Updated: Jan 11, 2020



Hey everyone! Welcome to Pretty Aggressive Concepts!


Today I'm going to talk to you about why you shouldn't 'Fill Your Own Cup.'


The concept of Fill Your Own Cup comes from the idea that if your 'cup' isn't full, you are unable to serve, or give to others. You can't pour from an empty cup. If your needs aren't met or you don't feel full, you can't help anyone else with what they need or want from you.


First of all - this concept is typically aimed at helping women and mothers understand that if they feel burnt out or drained, they don't have anything left to continue giving to others. Lets just take a second to think about the patriarchy, misogynistic bullshit idea that women are 'vessels' which need to ...be filled.


Moving on - So what happens when you go to fill your cup with all the lifestyle sections that people suggest you fill your cup with?


Self care - make sure to do that!

Family and kids - make sure to enjoy those!

Make time for personal growth and development!

Don't forget to have a social life!

Then make sure to have a fulfilling career as well!

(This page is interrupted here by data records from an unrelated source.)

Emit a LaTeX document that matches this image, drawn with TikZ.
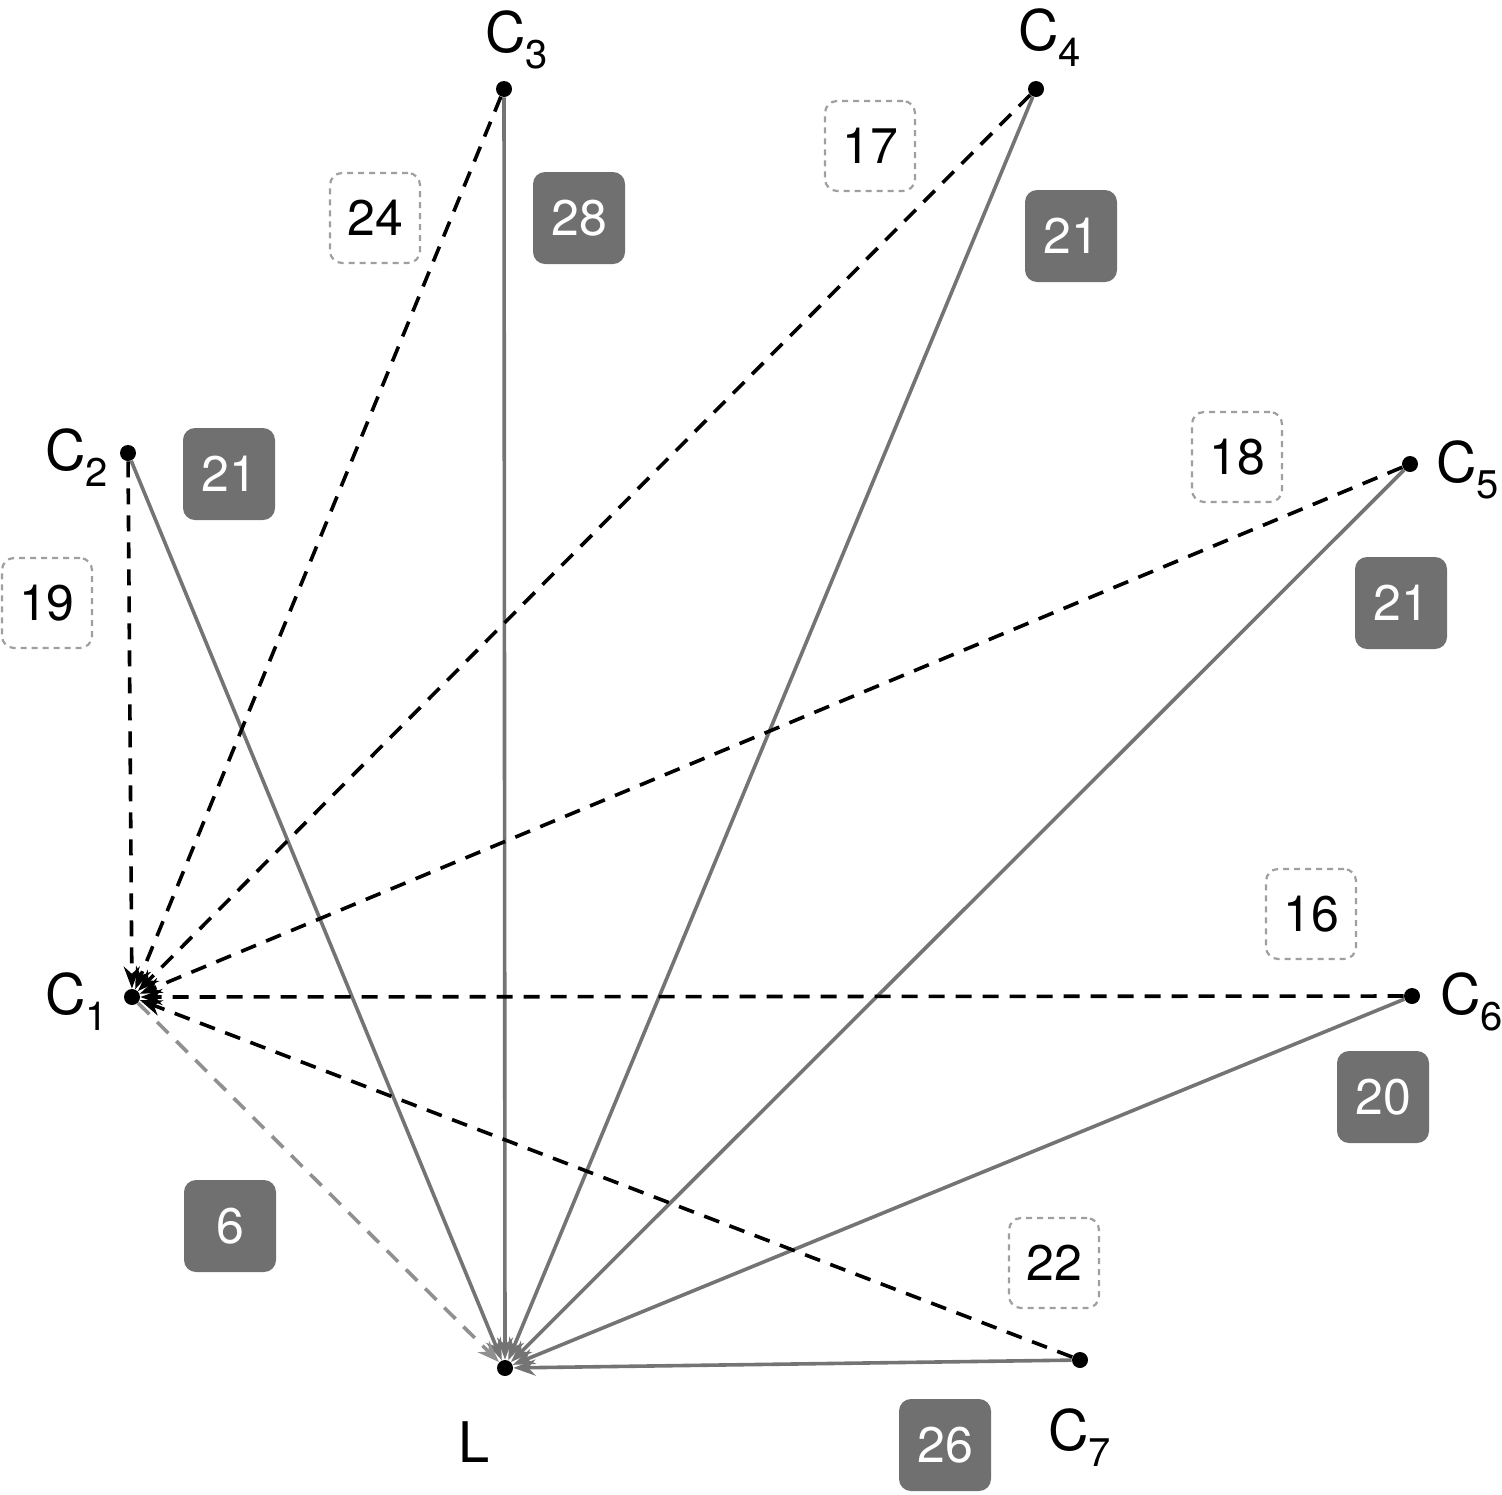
\documentclass[tikz,border=0pt]{standalone}
\usepackage{fontspec}
\setmainfont{TeX Gyre Heros}
\usetikzlibrary{arrows.meta}
\begin{document}
\begin{tikzpicture}[x=0.5pt,y=-0.5pt,
  pt/.style={circle,fill=black,inner sep=0pt,minimum size=8pt},
  lbl/.style={inner sep=0pt,font=\fontsize{28}{28}\selectfont},
  wbox/.style={draw=gray!75,dash pattern=on 3pt off 2.5pt,line width=1.1pt,rounded corners=6pt,minimum width=45pt,minimum height=45pt,fill=white,font=\fontsize{25}{25}\selectfont,text=black},
  gbox/.style={fill=gbcol,rounded corners=6pt,minimum width=46pt,minimum height=46pt,font=\fontsize{25}{25}\selectfont,text=white},
  dl/.style={draw=black,line width=1.8pt,dash pattern=on 8pt off 5.5pt,-{Stealth[length=11pt,width=8pt]}},
  sl/.style={draw=slcol,line width=1.8pt,-{Stealth[length=11pt,width=8pt]}},
  gl/.style={draw=slcol!80,line width=1.8pt,dash pattern=on 8pt off 5.5pt,-{Stealth[length=11pt,width=8pt]}}
]
\definecolor{gbcol}{HTML}{707070}
\definecolor{slcol}{HTML}{747474}
\newcommand{\cl}[1]{C\raisebox{-8pt}{\fontsize{20}{20}\selectfont #1}}
\useasboundingbox (0,0) rectangle (1502,1494);
% points
\node[pt] (c1) at (132,997) {};
\node[pt] (c2) at (128,453) {};
\node[pt] (c3) at (504,89) {};
\node[pt] (c4) at (1036,89) {};
\node[pt] (c5) at (1410,464) {};
\node[pt] (c6) at (1412,996) {};
\node[pt] (c7) at (1080,1360) {};
\node[pt] (L) at (505,1368) {};
% labels
\node[lbl,anchor=base west] (lc1) at (45,1014) {\cl{1}};
\node[lbl,anchor=base west] (lc2) at (45,470) {\cl{2}};
\node[lbl,anchor=base west] (lc3) at (485,52) {\cl{3}};
\node[lbl,anchor=base west] (lc4) at (1018,50) {\cl{4}};
\node[lbl,anchor=base west] (lc5) at (1436,482) {\cl{5}};
\node[lbl,anchor=base west] (lc6) at (1440,1014) {\cl{6}};
\node[lbl,anchor=base west] (lc7) at (1048,1450) {\cl{7}};
\node[lbl,anchor=base west] (lL) at (458,1462) {L};
% solid lines to L
\foreach \c in {c2,c3,c4,c5,c6,c7} \draw[sl] (\c) -- (L);
% dashed lines to C1
\foreach \c in {c2,c3,c4,c5,c6,c7} \draw[dl] (\c) -- (c1);
\draw[gl] (c1) -- (L);
% boxes
\node[gbox] (b28) at (579,218) {28};
\node[gbox] (b21a) at (1071,236) {21};
\node[gbox] (b21b) at (229,474) {21};
\node[gbox] (b21c) at (1401,603) {21};
\node[gbox] (b20) at (1383,1097) {20};
\node[gbox] (b6) at (230,1226) {6};
\node[gbox] (b26) at (945,1445) {26};
\node[wbox] (w24) at (375,218) {24};
\node[wbox] (w17) at (870,146) {17};
\node[wbox] (w19) at (47,603) {19};
\node[wbox] (w18) at (1237,457) {18};
\node[wbox] (w16) at (1311,914) {16};
\node[wbox] (w22) at (1054,1263) {22};
\end{tikzpicture}
\end{document}
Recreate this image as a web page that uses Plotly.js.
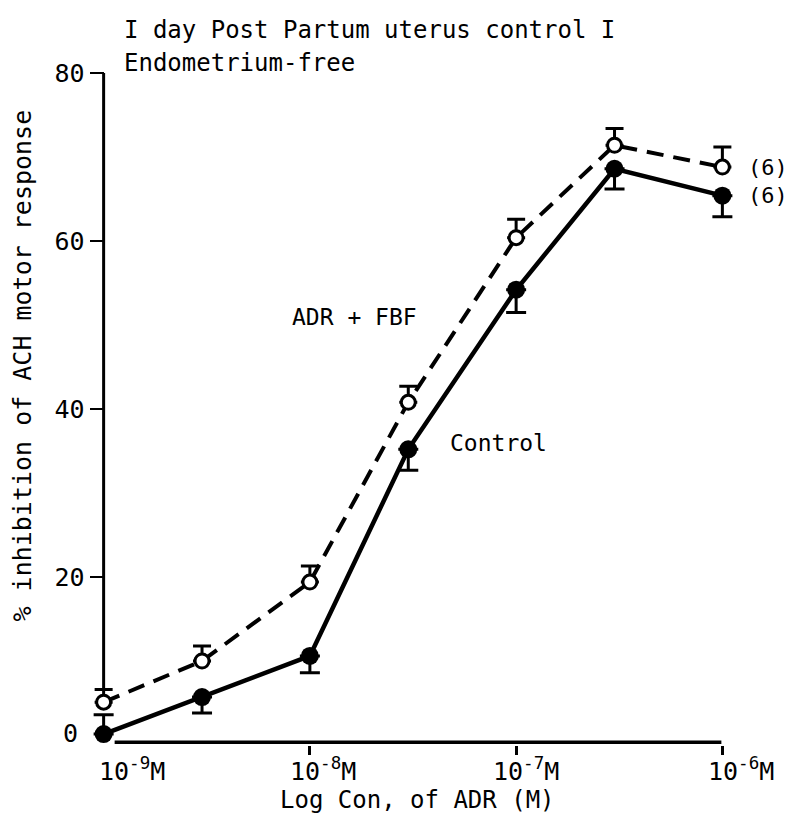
<!DOCTYPE html>
<html>
<head>
<meta charset="utf-8">
<script src="https://cdn.plot.ly/plotly-3.0.1.min.js"></script>
<style>html,body{margin:0;padding:0;background:#fff;}</style>
</head>
<body>
<div id="chart" style="width:790px;height:839px;"></div>
<script>
// Concentrations of ADR (M)
var concentrations = [1e-9, 3e-9, 1e-8, 3e-8, 1e-7, 3e-7, 1e-6];
// Control (filled circles)
var controlValues = [1.3, 5.7, 10.6, 35.2, 54.2, 68.6, 65.4];
var controlErrPlus = [2.3, 0, 0, 0, 0, 0, 0];
var controlErrMinus = [0, 1.9, 2.0, 2.5, 2.7, 2.4, 2.5];
// ADR + FBF (open circles)
var fbfValues = [5.1, 10.0, 19.4, 40.8, 60.4, 71.4, 68.8];
var fbfErrPlus = [1.5, 1.8, 1.9, 1.9, 2.2, 2.0, 2.4];
var fbfErrMinus = [0, 0, 0, 0, 0, 0, 0];
// Tick labels
var xTickExps = [-9, -8, -7, -6];
var xTickLabels = ['10<sup>-9</sup>M', '10<sup>-8</sup>M', '10<sup>-7</sup>M', '10<sup>-6</sup>M'];
var yTickVals = [20, 40, 60, 80];
var yTickLabels = ['20', '40', '60', '80'];
var yZeroLabel = '0';
var seriesLabels = ['ADR + FBF', 'Control'];
var nLabel = '(6)';
var titleLines = ['I day Post Partum uterus control I', 'Endometrium-free'];
var xTitle = 'Log Con, of ADR (M)';
var yTitle = '% inhibition of ACH motor response';

var FONT = '"DejaVu Sans Mono", "Liberation Mono", monospace';
var xLabelShift = [-7, -22, -25, -16];

var traces = [
  {
    x: concentrations, y: fbfValues, type: 'scatter', mode: 'lines+markers',
    name: seriesLabels[0], cliponaxis: false,
    line: {color: '#000', width: 4, dash: '17px,10px'},
    marker: {symbol: 'circle', size: 14, color: '#fff', line: {color: '#000', width: 3}},
    error_y: {type: 'data', symmetric: false, array: fbfErrPlus, arrayminus: fbfErrMinus,
              color: '#000', thickness: 3, width: 9}
  },
  {
    x: concentrations, y: controlValues, type: 'scatter', mode: 'lines+markers',
    name: seriesLabels[1], cliponaxis: false,
    line: {color: '#000', width: 4.5},
    marker: {symbol: 'circle', size: 18, color: '#000', line: {color: '#000', width: 0}},
    error_y: {type: 'data', symmetric: false, array: controlErrPlus, arrayminus: controlErrMinus,
              color: '#000', thickness: 3, width: 10}
  }
];

// plot area geometry: range [-9.1,-5.9], left 83.4px, width 659.2px, height 672px
var annotations = [];
xTickExps.forEach(function(e, i){
  annotations.push({
    x: e, y: 0, xref: 'x', yref: 'paper', yanchor: 'middle', xanchor: 'left',
    xshift: xLabelShift[i], yshift: -24, showarrow: false,
    text: xTickLabels[i],
    font: {family: FONT, size: 25, color: '#000'}
  });
});
annotations.push({x: 0.03125, y: 1.4, xref: 'paper', yref: 'y', xanchor: 'right', yanchor: 'middle',
  xshift: -24, showarrow: false, text: yZeroLabel, font: {family: FONT, size: 25, color: '#000'}});
annotations.push({x: -8.097, y: 50.95, xref: 'x', yref: 'y', showarrow: false,
  xanchor: 'left', yanchor: 'middle', text: seriesLabels[0], font: {family: FONT, size: 23, color: '#000'}});
annotations.push({x: -7.33, y: 35.95, xref: 'x', yref: 'y', showarrow: false,
  xanchor: 'left', yanchor: 'middle', text: seriesLabels[1], font: {family: FONT, size: 23, color: '#000'}});
annotations.push({x: -6, y: fbfValues[6], xref: 'x', yref: 'y', showarrow: false, xshift: 24,
  xanchor: 'left', yanchor: 'middle', text: nLabel, font: {family: FONT, size: 22, color: '#000'}});
annotations.push({x: -6, y: controlValues[6], xref: 'x', yref: 'y', showarrow: false, xshift: 24,
  xanchor: 'left', yanchor: 'middle', text: nLabel, font: {family: FONT, size: 22, color: '#000'}});
// titles
annotations.push({x: (122-83.4)/659.2, y: 1 + (73-30)/672, xref: 'paper', yref: 'paper', showarrow: false,
  xanchor: 'left', yanchor: 'middle', text: titleLines[0], font: {family: FONT, size: 24, color: '#000'}});
annotations.push({x: (122-83.4)/659.2, y: 1 + (73-63)/672, xref: 'paper', yref: 'paper', showarrow: false,
  xanchor: 'left', yanchor: 'middle', text: titleLines[1], font: {family: FONT, size: 24, color: '#000'}});
annotations.push({x: (417-83.4)/659.2, y: -(800-745)/672, xref: 'paper', yref: 'paper', showarrow: false,
  xanchor: 'center', yanchor: 'middle', text: xTitle, font: {family: FONT, size: 24, color: '#000'}});
annotations.push({x: (22-83.4)/659.2, y: (745-366)/672, xref: 'paper', yref: 'paper', showarrow: false,
  xanchor: 'center', yanchor: 'middle', textangle: -90, text: yTitle, font: {family: FONT, size: 25, color: '#000'}});

var layout = {
  width: 790, height: 839,
  margin: {l: 83.4, r: 47.4, t: 73, b: 94},
  paper_bgcolor: '#fff', plot_bgcolor: '#fff',
  showlegend: false,
  xaxis: {
    type: 'log', range: [-9.1, -5.9],
    showgrid: false, zeroline: false, showline: false,
    tickvals: [1e-8, 1e-7, 1e-6], showticklabels: false,
    ticks: 'outside', ticklen: 9, tickwidth: 3, tickcolor: '#000'
  },
  yaxis: {
    range: [0, 80], anchor: 'free', position: 0.03125,
    showgrid: false, zeroline: false, showline: false,
    tickvals: yTickVals, ticktext: yTickLabels, ticks: 'outside', ticklen: 14, tickwidth: 2.5, tickcolor: '#000',
    tickfont: {family: FONT, size: 25, color: '#000'}
  },
  shapes: [
    {type: 'line', xref: 'paper', yref: 'y', x0: 0.03125, x1: 0.03125, y0: 6.5, y1: 80, line: {color: '#000', width: 3}},
    {type: 'line', xref: 'paper', yref: 'paper', x0: (115-83.4)/659.2, x1: (721-83.4)/659.2, y0: 0.004, y1: 0.004, line: {color: '#000', width: 3.5}}
  ],
  annotations: annotations
};

Plotly.newPlot('chart', traces, layout, {displayModeBar: false, staticPlot: true});
</script>
</body>
</html>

But shit - what if you come up short? What if doing all of those things doesn't...actually 'fill' your cup to the brim? What happens when you don't feel 'full'?


You feel like a failure.

You feel like you failed.


It's one more thing on the list - that you can't seem to get 'right.'


Furthermore, what is this idea that we need to be full or fill ourselves? Why do we need to consume, bring things into one's self, and obtain - in order to feel like we have enough? Why do we need to do this in order to feel adequate, or that we have enough? Why do we NEED to feel 'full'?


Concepts like this perpetuate the severe gluttony problem in our society (physical & emotional.)


I have another theory: You are not 'a cup.'


You are but a mere pebble, connected to a vast ocean of other pebbles, all intermingling and interconnected on the same plain of existence. You are but one small piece among all the other people in your own world...and the world in general. So when we direct our focus on our own needs, and ask whether or not we have enough as an individual - we behave as a separate entity, isolating ourselves from everyone else. The thought process of 'getting enough before you give to others' segregates you, to function independently.


It doesn't work like that. Everything on this earth is interconnected. All of the things we put out into the world - our love, time, energy, service to others, spirituality - needs to be understood in a constant balance of give and take. Its not just about sharing - it's also about taking turns.


Now, codependency would be the equivalent of the 'empty cup.' When you're on the bottom of a pile of codependent relationships, you are allowing others to press on your boundaries needed for survival. When you are the one sitting on the top of the pile, your the one unfairly expecting others to supply you with what you need in your life (basically fill your cup for you.)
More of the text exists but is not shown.